▶ **Provided data**:
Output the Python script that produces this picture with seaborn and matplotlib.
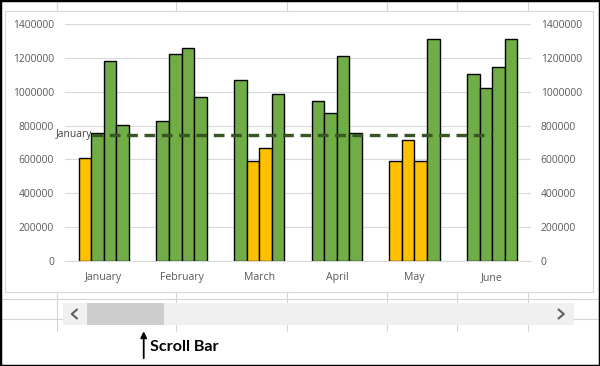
import numpy as np
import pandas as pd
import matplotlib
matplotlib.use("Agg")
import matplotlib.pyplot as plt
import seaborn as sns
from matplotlib.patches import Rectangle, FancyArrowPatch
from matplotlib.lines import Line2D

# ---------------- data ----------------
months = ["January", "February", "March", "April", "May", "June"]
series1 = [607000, 825000, 1067000, 947000, 593000, 1103000]
series2 = [758000, 1225000, 589000, 872000, 715000, 1024000]
series3 = [1181000, 1258000, 669000, 1213000, 593000, 1144000]
series4 = [801000, 971000, 987000, 758000, 1313000, 1309000]
target = 745000
target_label = "January"
yticks = [0, 200000, 400000, 600000, 800000, 1000000, 1200000, 1400000]

df = pd.DataFrame({
    "month": months * 4,
    "series": sum([[f"S{i}"] * len(months) for i in range(1, 5)], []),
    "value": series1 + series2 + series3 + series4,
})

YELLOW = "#FFC000"
GREEN = "#70AD47"
LINE = "#375623"
TXT = "#595959"

sns.set_style("white")
plt.rcParams["font.family"] = ["Open Sans", "DejaVu Sans"]

W, H = 600, 366
fig = plt.figure(figsize=(6, 3.66), dpi=100)

def fx(x):
    return x / W

def fy(y):
    return 1 - y / H

# excel cell grid behind
gcol = "#D4D4D4"
for x in [56.7, 175.5, 286.5, 386.5, 457, 528]:
    fig.add_artist(Line2D([fx(x), fx(x)], [fy(0), fy(331)], color=gcol, lw=0.8, zorder=-3))
for y in [299.2, 318.6]:
    fig.add_artist(Line2D([0, 1], [fy(y), fy(y)], color=gcol, lw=0.8, zorder=-3))

# chart box
fig.add_artist(Rectangle((fx(4.7), fy(291.7)), fx(592.7) - fx(4.7), fy(11) - fy(291.7),
                         facecolor="white", edgecolor="#D9D9D9", lw=0.8, zorder=-2))

# main axes
left, right, top, bottom = 65, 531, 24, 261
ax = fig.add_axes([fx(left), fy(bottom), fx(right) - fx(left), fy(top) - fy(bottom)])
ax.set_facecolor("none")

sns.barplot(data=df, x="month", y="value", hue="series", order=months,
            width=0.652, saturation=1, edgecolor="black", linewidth=1.0,
            legend=False, ax=ax, zorder=2)
for p in ax.patches:
    p.set_facecolor(YELLOW if p.get_height() < target else GREEN)

xpos = np.arange(len(months))
ax.plot([xpos[0] - 0.155, xpos[-1]], [target, target], color=LINE, lw=2.4,
        linestyle=(0, (3.2, 2.0)), zorder=4)
ax.text(xpos[0] - 0.155, target, target_label, ha="right", va="center",
        fontsize=7.4, color="#404040", zorder=5)

ax.set_ylim(0, 1400000)
ax.set_xlim(-0.5, len(months) - 0.5)
ax.set_yticks(yticks)
ax.set_yticklabels([str(v) for v in yticks])
ax.set_xlabel("")
ax.set_ylabel("")
ax.grid(axis="y", color="#D9D9D9", lw=0.8, zorder=0)
ax.set_axisbelow(True)
for s in ["top", "left", "right"]:
    ax.spines[s].set_visible(False)
ax.spines["bottom"].set_color("#D9D9D9")
ax.spines["bottom"].set_linewidth(0.8)
ax.tick_params(axis="y", length=0, pad=8, labelsize=7.4, labelcolor=TXT)
ax.tick_params(axis="x", length=0, pad=8, labelsize=7.6, labelcolor=TXT)

ax2 = ax.twinx()
ax2.set_ylim(ax.get_ylim())
ax2.set_yticks(yticks)
ax2.set_yticklabels([str(v) for v in yticks])
for s in ["top", "left", "right", "bottom"]:
    ax2.spines[s].set_visible(False)
ax2.tick_params(axis="y", length=0, pad=7, labelsize=7.4, labelcolor=TXT)

# scroll bar
fig.add_artist(Rectangle((fx(63.3), fy(324.5)), fx(573.6) - fx(63.3), fy(302.7) - fy(324.5),
                         facecolor="#F0F0F0", edgecolor="none", zorder=1))
fig.add_artist(Rectangle((fx(87), fy(324.5)), fx(163.7) - fx(87), fy(302.7) - fy(324.5),
                         facecolor="#CDCDCD", edgecolor="none", zorder=1))
fig.add_artist(Line2D([fx(77), fx(71.8), fx(77)], [fy(309.5), fy(314), fy(318.5)],
                      color="#606060", lw=1.5, zorder=2))
fig.add_artist(Line2D([fx(558.5), fx(563.8), fx(558.5)], [fy(309.5), fy(314), fy(318.5)],
                      color="#606060", lw=1.5, zorder=2))

# annotation arrow + text
fig.add_artist(FancyArrowPatch((fx(143.7), fy(361)), (fx(143.7), fy(328.5)),
                               transform=fig.transFigure, arrowstyle="-|>",
                               mutation_scale=9, lw=1.3, color="black", zorder=3))
fig.text(fx(149.5), fy(347), "Scroll Bar", ha="left", va="center", fontsize=11.6,
         fontweight="bold", color="black", family=["Lato", "DejaVu Sans"])

# outer border
fig.add_artist(Rectangle((0, 0), 1, 1, transform=fig.transFigure, fill=False,
                         edgecolor="black", lw=2.5, zorder=10))

fig.savefig("out.png", dpi=100)
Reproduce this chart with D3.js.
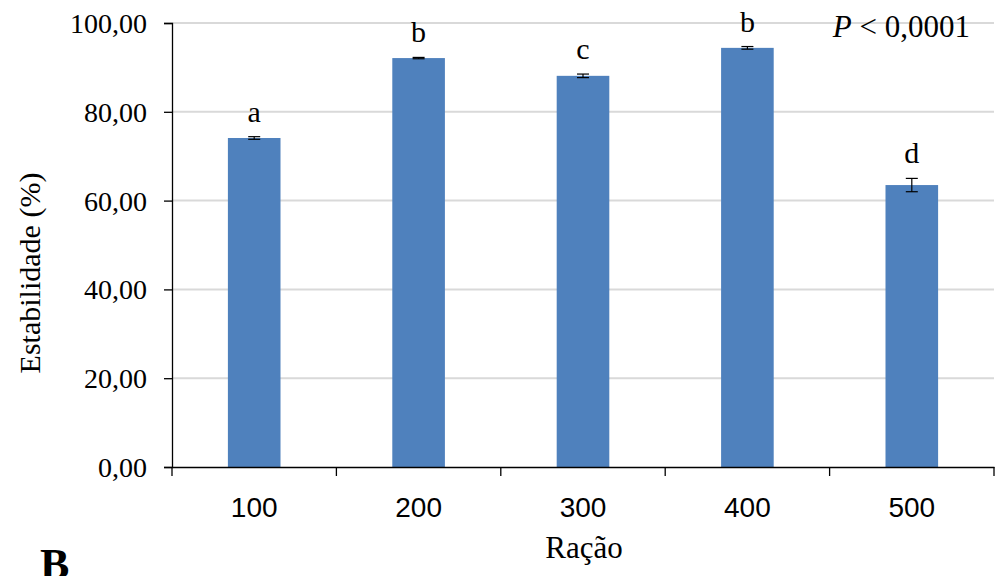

▶ **Task directions**:
Set down all the data again exactly as above, pictures excluded.

▶ **Exercise response**:
Output the Python script that produces this picture with seaborn and matplotlib.
import numpy as np
import pandas as pd
import matplotlib
matplotlib.use("Agg")
import matplotlib.pyplot as plt
import seaborn as sns
from matplotlib.patches import Rectangle, FancyArrowPatch
from matplotlib.lines import Line2D

# ---------------- data ----------------
months = ["January", "February", "March", "April", "May", "June"]
series1 = [607000, 825000, 1067000, 947000, 593000, 1103000]
series2 = [758000, 1225000, 589000, 872000, 715000, 1024000]
series3 = [1181000, 1258000, 669000, 1213000, 593000, 1144000]
series4 = [801000, 971000, 987000, 758000, 1313000, 1309000]
target = 745000
target_label = "January"
yticks = [0, 200000, 400000, 600000, 800000, 1000000, 1200000, 1400000]

df = pd.DataFrame({
    "month": months * 4,
    "series": sum([[f"S{i}"] * len(months) for i in range(1, 5)], []),
    "value": series1 + series2 + series3 + series4,
})

YELLOW = "#FFC000"
GREEN = "#70AD47"
LINE = "#375623"
TXT = "#595959"

sns.set_style("white")
plt.rcParams["font.family"] = ["Open Sans", "DejaVu Sans"]

W, H = 600, 366
fig = plt.figure(figsize=(6, 3.66), dpi=100)

def fx(x):
    return x / W

def fy(y):
    return 1 - y / H

# excel cell grid behind
gcol = "#D4D4D4"
for x in [56.7, 175.5, 286.5, 386.5, 457, 528]:
    fig.add_artist(Line2D([fx(x), fx(x)], [fy(0), fy(331)], color=gcol, lw=0.8, zorder=-3))
for y in [299.2, 318.6]:
    fig.add_artist(Line2D([0, 1], [fy(y), fy(y)], color=gcol, lw=0.8, zorder=-3))

# chart box
fig.add_artist(Rectangle((fx(4.7), fy(291.7)), fx(592.7) - fx(4.7), fy(11) - fy(291.7),
                         facecolor="white", edgecolor="#D9D9D9", lw=0.8, zorder=-2))

# main axes
left, right, top, bottom = 65, 531, 24, 261
ax = fig.add_axes([fx(left), fy(bottom), fx(right) - fx(left), fy(top) - fy(bottom)])
ax.set_facecolor("none")

sns.barplot(data=df, x="month", y="value", hue="series", order=months,
            width=0.652, saturation=1, edgecolor="black", linewidth=1.0,
            legend=False, ax=ax, zorder=2)
for p in ax.patches:
    p.set_facecolor(YELLOW if p.get_height() < target else GREEN)

xpos = np.arange(len(months))
ax.plot([xpos[0] - 0.155, xpos[-1]], [target, target], color=LINE, lw=2.4,
        linestyle=(0, (3.2, 2.0)), zorder=4)
ax.text(xpos[0] - 0.155, target, target_label, ha="right", va="center",
        fontsize=7.4, color="#404040", zorder=5)

ax.set_ylim(0, 1400000)
ax.set_xlim(-0.5, len(months) - 0.5)
ax.set_yticks(yticks)
ax.set_yticklabels([str(v) for v in yticks])
ax.set_xlabel("")
ax.set_ylabel("")
ax.grid(axis="y", color="#D9D9D9", lw=0.8, zorder=0)
ax.set_axisbelow(True)
for s in ["top", "left", "right"]:
    ax.spines[s].set_visible(False)
ax.spines["bottom"].set_color("#D9D9D9")
ax.spines["bottom"].set_linewidth(0.8)
ax.tick_params(axis="y", length=0, pad=8, labelsize=7.4, labelcolor=TXT)
ax.tick_params(axis="x", length=0, pad=8, labelsize=7.6, labelcolor=TXT)

ax2 = ax.twinx()
ax2.set_ylim(ax.get_ylim())
ax2.set_yticks(yticks)
ax2.set_yticklabels([str(v) for v in yticks])
for s in ["top", "left", "right", "bottom"]:
    ax2.spines[s].set_visible(False)
ax2.tick_params(axis="y", length=0, pad=7, labelsize=7.4, labelcolor=TXT)

# scroll bar
fig.add_artist(Rectangle((fx(63.3), fy(324.5)), fx(573.6) - fx(63.3), fy(302.7) - fy(324.5),
                         facecolor="#F0F0F0", edgecolor="none", zorder=1))
fig.add_artist(Rectangle((fx(87), fy(324.5)), fx(163.7) - fx(87), fy(302.7) - fy(324.5),
                         facecolor="#CDCDCD", edgecolor="none", zorder=1))
fig.add_artist(Line2D([fx(77), fx(71.8), fx(77)], [fy(309.5), fy(314), fy(318.5)],
                      color="#606060", lw=1.5, zorder=2))
fig.add_artist(Line2D([fx(558.5), fx(563.8), fx(558.5)], [fy(309.5), fy(314), fy(318.5)],
                      color="#606060", lw=1.5, zorder=2))

# annotation arrow + text
fig.add_artist(FancyArrowPatch((fx(143.7), fy(361)), (fx(143.7), fy(328.5)),
                               transform=fig.transFigure, arrowstyle="-|>",
                               mutation_scale=9, lw=1.3, color="black", zorder=3))
fig.text(fx(149.5), fy(347), "Scroll Bar", ha="left", va="center", fontsize=11.6,
         fontweight="bold", color="black", family=["Lato", "DejaVu Sans"])

# outer border
fig.add_artist(Rectangle((0, 0), 1, 1, transform=fig.transFigure, fill=False,
                         edgecolor="black", lw=2.5, zorder=10))

fig.savefig("out.png", dpi=100)
Reproduce this chart with D3.js.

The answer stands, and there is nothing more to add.